Helen reappears in the poem "The Gap," which starts at the store by that name, but quickly expands beyond the labels and tags into so much more:

It's H and I've O.D.'d —
Intravenous, straight to the heart —
And here I am stumbling toward an ode
A paean in reverse, a hymn to hurt,
Once again, Reynolds turns language toward the erotic, while having fun with the store's name:
Your white jeans had a workman's loop, handy for a hammer,
Which, climbing into a cab ('Chinatown...'),
Snagged, and the seam gave, and gave me more:
A private road to Paradise, which, serpentine,
I took, exploring this gap, this fissure
For my fingers, for the afficionado
I am of you: your skin, your yawn, your laugh,
Your fugues of boredom, your sharpening into desire —
As the lovers eat their meal in Chinatown, the narrator is humorously conflicted by the fact that Helen is more interested in another woman. He admires how ruthlessly she makes dispassionate judgements over future lovers, but wonders how her approach towards love will impact him. In "The Gap," Helen comes closer to the distant, mythological figure of cold beauty:
I like, and dislike, how your heart rebels
At conciliation: how it's spiky, cold, angular.

The final play on "gap" is the gap of the heartless, emotionally cold lover:

But I fret over whether not having a heart to give
Means not having a heart, Helen at all.
(Is this hurt, putting on airs?
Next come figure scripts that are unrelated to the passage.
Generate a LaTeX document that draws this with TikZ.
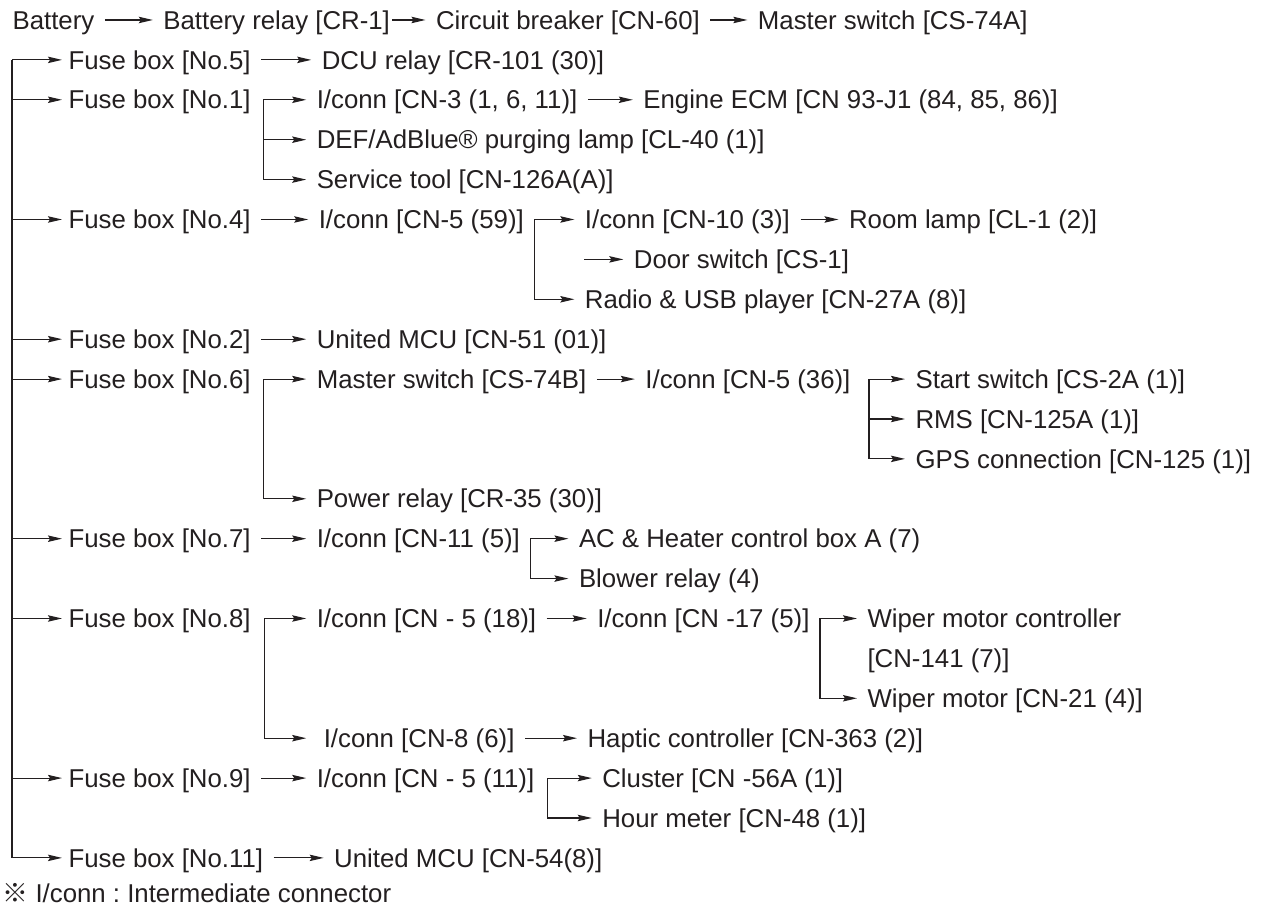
\documentclass[tikz,border=0pt]{standalone}
\usepackage{fontspec}
\setmainfont{Liberation Sans}
\newfontfamily\markfont{Noto Sans CJK JP}
\definecolor{pwInk}{HTML}{231F20}
\usetikzlibrary{positioning,arrows.meta}
\frenchspacing

\begin{document}
\begin{tikzpicture}[x=0.5pt,y=-19.95pt,pwInk,line width=0.55pt,
                    item/.style={anchor=west,inner xsep=5pt,inner ysep=0pt,
                                 text height=9.2pt,text depth=0pt,
                                 font=\fontsize{12.9pt}{15pt}\selectfont},
                    wire/.style={-{Stealth[length=7pt,width=3.2pt,inset=1pt]}},
                    node distance=22.5pt]
  \useasboundingbox (0,-0.501) rectangle (1266,22.43);

  % supply chain on top
  \node[item] (bat) at (2,0) {Battery};
  \node[item,right=24pt of bat] (brly) {Battery relay [CR-1]};
  \node[item,right=12.5pt of brly] (cbrk) {Circuit breaker [CN-60]};
  \node[item,right=18.5pt of cbrk] (msa) {Master switch [CS-74A]};
  \draw[wire] (bat) -- (brly);
  \draw[wire,shorten <=-4pt] (brly) -- (cbrk);
  \draw[wire] (cbrk) -- (msa);

  % fuse boxes hang off the left trunk
  \coordinate (trunk) at (12,1);
  \node[item] (f5) at (58,1) {Fuse box [No.5]};
  \node[item] (f1) at (58,2) {Fuse box [No.1]};
  \node[item] (f4) at (58,5) {Fuse box [No.4]};
  \node[item] (f2) at (58,8) {Fuse box [No.2]};
  \node[item] (f6) at (58,9) {Fuse box [No.6]};
  \node[item] (f7) at (58,13) {Fuse box [No.7]};
  \node[item] (f8) at (58,15) {Fuse box [No.8]};
  \node[item] (f9) at (58,19) {Fuse box [No.9]};
  \node[item] (f11) at (58,21) {Fuse box [No.11]};
  \foreach \f in {f5,f1,f4,f2,f6,f7,f8,f9,f11}
    \draw[wire,shorten >=-2pt] (trunk) |- (\f);

  % No.5
  \node[item,right=25pt of f5] (dcu) {DCU relay [CR-101 (30)]};
  \draw[wire] (f5) -- (dcu);

  % No.1
  \coordinate[right=1pt of f1.east] (f1b);
  \node[item,right=21.5pt of f1b] (cn3) {I/conn [CN-3 (1, 6, 11)]};
  \node[item] (def) at (cn3.west |- 0,3) {DEF/AdBlue® purging lamp [CL-40 (1)]};
  \node[item] (svc) at (cn3.west |- 0,4) {Service tool [CN-126A(A)]};
  \node[item,right=22.5pt of cn3] (ecm) {Engine ECM [CN 93-J1 (84, 85, 86)]};
  \draw[wire] (f1b) -- (cn3);
  \draw[wire] (f1b) |- (def);
  \draw[wire] (f1b) |- (svc);
  \draw[wire] (cn3) -- (ecm);

  % No.4
  \node[item,right=23.5pt of f4] (cn5a) {I/conn [CN-5 (59)]};
  \coordinate (cn5ab) at (cn5a.east);
  \node[item,right=20pt of cn5ab] (cn10) {I/conn [CN-10 (3)]};
  \node[item,right=19pt of cn10] (lamp) {Room lamp [CL-1 (2)]};
  \coordinate[xshift=5pt] (doorin) at (cn10.west |- 0,6);
  \node[item,right=19.5pt of doorin] (door) {Door switch [CS-1]};
  \node[item] (radio) at (cn10.west |- 0,7) {Radio \& USB player [CN-27A (8)]};
  \draw[wire] (f4) -- (cn5a);
  \draw[wire] (cn5ab) -- (cn10);
  \draw[wire] (cn5ab) |- (radio);
  \draw[wire] (cn10) -- (lamp);
  \draw[wire] (doorin) -- (door);

  % No.2
  \node[item,right=22.5pt of f2] (mcu51) {United MCU [CN-51 (01)]};
  \draw[wire] (f2) -- (mcu51);

  % No.6
  \coordinate[right=1pt of f6.east] (f6b);
  \node[item,right=21.5pt of f6b] (msb) {Master switch [CS-74B]};
  \node[item] (pwr) at (msb.west |- 0,12) {Power relay [CR-35 (30)]};
  \node[item,right=19pt of msb] (cn5b) {I/conn [CN-5 (36)]};
  \coordinate[right=4pt of cn5b.east] (cn5bb);
  \node[item,right=18pt of cn5bb] (start) {Start switch [CS-2A (1)]};
  \node[item] (rms) at (start.west |- 0,10) {RMS [CN-125A (1)]};
  \node[item] (gps) at (start.west |- 0,11) {GPS connection [CN-125 (1)]};
  \draw[wire] (f6b) -- (msb);
  \draw[wire] (f6b) |- (pwr);
  \draw[wire] (msb) -- (cn5b);
  \draw[wire] (cn5bb) -- (start);
  \draw[wire] (cn5bb) |- (rms);
  \draw[wire] (cn5bb) |- (gps);

  % No.7
  \node[item,right=22.5pt of f7] (cn11) {I/conn [CN-11 (5)]};
  \coordinate (cn11b) at (cn11.east);
  \node[item,right=19pt of cn11b] (ac) {AC \& Heater control box A (7)};
  \node[item] (blow) at (ac.west |- 0,14) {Blower relay (4)};
  \draw[wire] (f7) -- (cn11);
  \draw[wire] (cn11b) -- (ac);
  \draw[wire] (cn11b) |- (blow);

  % No.8
  \coordinate[right=1.5pt of f8.east] (f8b);
  \node[item,right=21pt of f8b] (cn5c) {I/conn [CN - 5 (18)]};
  \node[item,xshift=3.5pt] (cn8) at (cn5c.west |- 0,18) {I/conn [CN-8 (6)]};
  \node[item,right=20pt of cn5c] (cn17) {I/conn [CN -17 (5)]};
  \coordinate (cn17b) at (cn17.east);
  \node[item,right=18.5pt of cn17b] (wmc) {Wiper motor controller};
  \node[item] (wmcid) at (wmc.west |- 0,16) {[CN-141 (7)]};
  \node[item] (wm) at (wmc.west |- 0,17) {Wiper motor [CN-21 (4)]};
  \node[item,right=26pt of cn8] (hap) {Haptic controller [CN-363 (2)]};
  \draw[wire] (f8b) -- (cn5c);
  \draw[wire,shorten >=3.5pt] (f8b) |- (cn8);
  \draw[wire] (cn5c) -- (cn17);
  \draw[wire] (cn17b) -- (wmc);
  \draw[wire] (cn17b) |- (wm);
  \draw[wire] (cn8) -- (hap);

  % No.9
  \node[item,right=22.5pt of f9] (cn5d) {I/conn [CN - 5 (11)]};
  \coordinate[right=1.5pt of cn5d.east] (cn5db);
  \node[item,right=22pt of cn5db] (clu) {Cluster [CN -56A (1)]};
  \node[item] (hour) at (clu.west |- 0,20) {Hour meter [CN-48 (1)]};
  \draw[wire] (f9) -- (cn5d);
  \draw[wire] (cn5db) -- (clu);
  \draw[wire] (cn5db) |- (hour);

  % No.11
  \node[item,right=25pt of f11] (mcu54) {United MCU [CN-54(8)]};
  \draw[wire] (f11) -- (mcu54);

  \node[item] (note) at (-8,21.88) {{\markfont ※} I/conn : Intermediate connector};
\end{tikzpicture}
\end{document}
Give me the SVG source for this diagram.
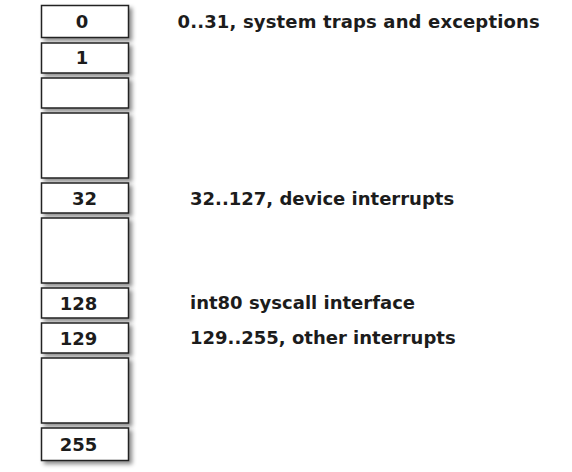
<svg xmlns="http://www.w3.org/2000/svg" width="572" height="472" viewBox="0 0 572 472">
<defs>
<filter id="sh" x="-20%" y="-20%" width="150%" height="160%">
<feDropShadow dx="3" dy="3" stdDeviation="2" flood-color="#000" flood-opacity="0.45"/>
</filter>
<style>
.box{fill:#fff;stroke:#222;stroke-width:1.5;filter:url(#sh)}
.num{font-family:"DejaVu Sans",sans-serif;font-weight:bold;font-size:18px;fill:#1c1c1c;text-anchor:middle}
.lbl{font-family:"DejaVu Sans",sans-serif;font-weight:bold;font-size:18px;fill:#1c1c1c}
</style>
</defs>
<rect width="572" height="472" fill="#fff"/>
<g id="n0"><rect class="box" x="41.5" y="5.5" width="87" height="32"/><text class="num" x="82" y="28">0</text></g>
<g id="n1"><rect class="box" x="41.5" y="43" width="87" height="30"/><text class="num" x="82" y="64">1</text></g>
<g id="n2"><rect class="box" x="41.5" y="78" width="87" height="30"/></g>
<g id="n3"><rect class="box" x="41.5" y="113" width="87" height="65"/></g>
<g id="n32"><rect class="box" x="41.5" y="183" width="87" height="30"/><text class="num" x="84.5" y="204.5">32</text></g>
<g id="n4"><rect class="box" x="41.5" y="218" width="87" height="65"/></g>
<g id="n128"><rect class="box" x="41.5" y="288" width="87" height="30"/><text class="num" x="78.5" y="309.5">128</text></g>
<g id="n129"><rect class="box" x="41.5" y="323" width="87" height="30"/><text class="num" x="78.5" y="344.5">129</text></g>
<g id="n5"><rect class="box" x="41.5" y="358" width="87" height="65"/></g>
<g id="n255"><rect class="box" x="41.5" y="428" width="87" height="32.5"/><text class="num" x="78.5" y="451">255</text></g>
<g id="labels">
<text class="lbl" x="177.5" y="28" letter-spacing="0.15">0..31, system traps and exceptions</text>
<text class="lbl" x="190" y="204.5">32..127, device interrupts</text>
<text class="lbl" x="190" y="309">int80 syscall interface</text>
<text class="lbl" x="190" y="344">129..255, other interrupts</text>
</g>
<g id="connectors"/>
</svg>
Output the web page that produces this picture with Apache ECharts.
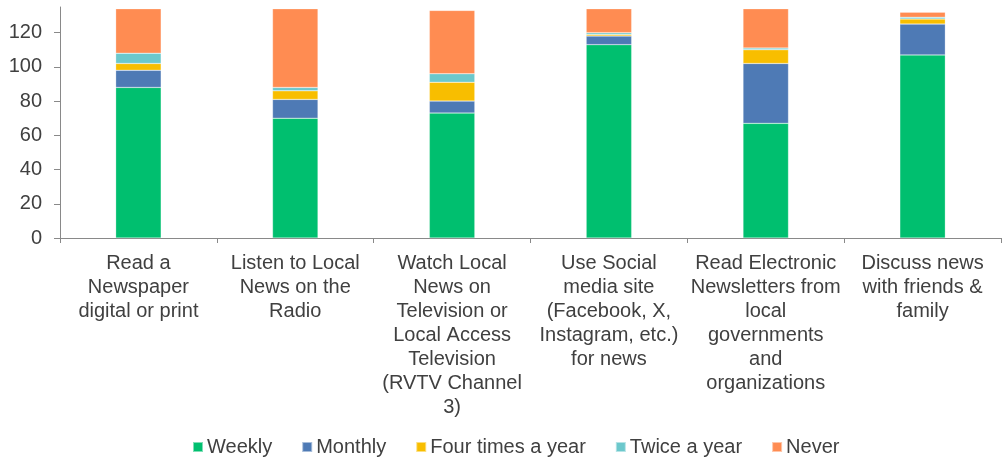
<!DOCTYPE html>
<html><head><meta charset="utf-8">
<script src="https://cdn.jsdelivr.net/npm/echarts@6/dist/echarts.min.js"></script>
<style>html,body{margin:0;padding:0;background:#fff}#c{width:1002px;height:458px}</style>
</head><body><div id="c"></div>
<script>
var categories = [
  "Read a\nNewspaper\ndigital or print",
  "Listen to Local\nNews on the\nRadio",
  "Watch Local\nNews on\nTelevision or\nLocal Access\nTelevision\n(RVTV Channel\n3)",
  "Use Social\nmedia site\n(Facebook, X,\nInstagram, etc.)\nfor news",
  "Read Electronic\nNewsletters from\nlocal\ngovernments\nand\norganizations",
  "Discuss news\nwith friends &\nfamily"
];
var weekly = [88, 70, 73, 113, 67, 107];
var monthly = [10, 11, 7, 5, 35, 18];
var fourTimes = [4, 5, 11, 1, 8, 3];
var twice = [6, 2, 5, 1, 1, 1];
var never = [26, 46, 37, 14, 23, 3];
var seriesNames = ["Weekly", "Monthly", "Four times a year", "Twice a year", "Never"];
var colors = ["#00BF6F", "#4E7AB5", "#F8BE00", "#6CC8CC", "#FF8C52"];
var yTicks = {min: 0, max: 135, interval: 20};

var font = "'Liberation Sans', Arial, sans-serif";
var data = [weekly, monthly, fourTimes, twice, never];
var series = seriesNames.map(function(n, i){
  return {name: n, type: 'bar', stack: 'a', data: data[i], barWidth: '29%',
    itemStyle: {color: colors[i], borderColor: 'rgba(255,255,255,0.5)', borderWidth: 0.5}};
});
var chart = echarts.init(document.getElementById('c'));
chart.setOption({
  animation: false,
  textStyle: {fontFamily: font},
  grid: {left: 60, right: 1, top: 7, bottom: 220, containLabel: false},
  legend: {top: 437, left: 192, padding: 0, itemWidth: 10, itemHeight: 10, itemGap: 29,
    icon: 'rect', textStyle: {fontSize: 20, color: '#404040', fontFamily: font, padding: [0, 0, 0, -1]}},
  xAxis: {type: 'category', data: categories, boundaryGap: true,
    axisLine: {lineStyle: {color: '#898989', width: 1}},
    axisTick: {show: true, length: 5, lineStyle: {color: '#898989'}},
    axisLabel: {interval: 0, fontSize: 20, lineHeight: 24, color: '#404040', margin: 13, fontFamily: font}},
  yAxis: {type: 'value', min: yTicks.min, max: yTicks.max, interval: yTicks.interval,
    splitLine: {show: false},
    axisLine: {show: true, lineStyle: {color: '#898989', width: 1}},
    axisTick: {show: true, length: 6, lineStyle: {color: '#898989'}},
    axisLabel: {fontSize: 20, color: '#404040', margin: 18, showMaxLabel: false, fontFamily: font}},
  series: series
});
</script></body></html>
Or love?
Or my usual knack for being fatal?)
I fret about what's not there — my face has the gape
Of the opening door pushed at too late
As we collect all that is lost and last
And walk into that place where the ribs hug a gap
The size of a fist, and inside that fist
Random stars wait, infinite and unlit.
(The Gap)
Another emotion Reynolds turns to in his collection is grief, which is, for the most part, beautifully realized in the six sonnet sequence "The Almost." Of course, this sequence is also about love, but love that is suffering through the loss of a daughter, heartbreakingly rendered here in the third poem of the sequence:
Your palm. Your hand. My face nuzzles your hand
and your fingers tighten: my mouth quenched by your palm
or your fingers drinking my face? Welling-up. Balm.
The solitary cloud above arid land
with its promise, its blessing of water.
You wear your mother's wedding-ring with a plain band
annulling it. Your palm is boundless, a dream land
where the weather is knowledge: your daughter
has her mother's hands. She lifts them above her head,
blameless, blessing, and blessed. She is a babe in arms —
in your perfect arms; she is sixteen; she is dead.
Farewell was a final touching of palms,
then our one child was christened by a thief.
He took our girl and he christened her: Grief.
Unfortunately, the last sonnet of the sequence falls short of the previous five, thus marring the overall effort. But often great writing has flaws in it, as if pinching us, telling us "yes," the writer is human.

Almost is a short collection and, at 54 pages, probably not much longer than a chapbook, but it is populated with a number of fine, memorable poems. Reynolds is a master of rhyme and form, so much so that he often experiments like a virtuoso who knows all the tricks. But most importantly, it is the lovely substance of his poems lingers. And that is as it should be.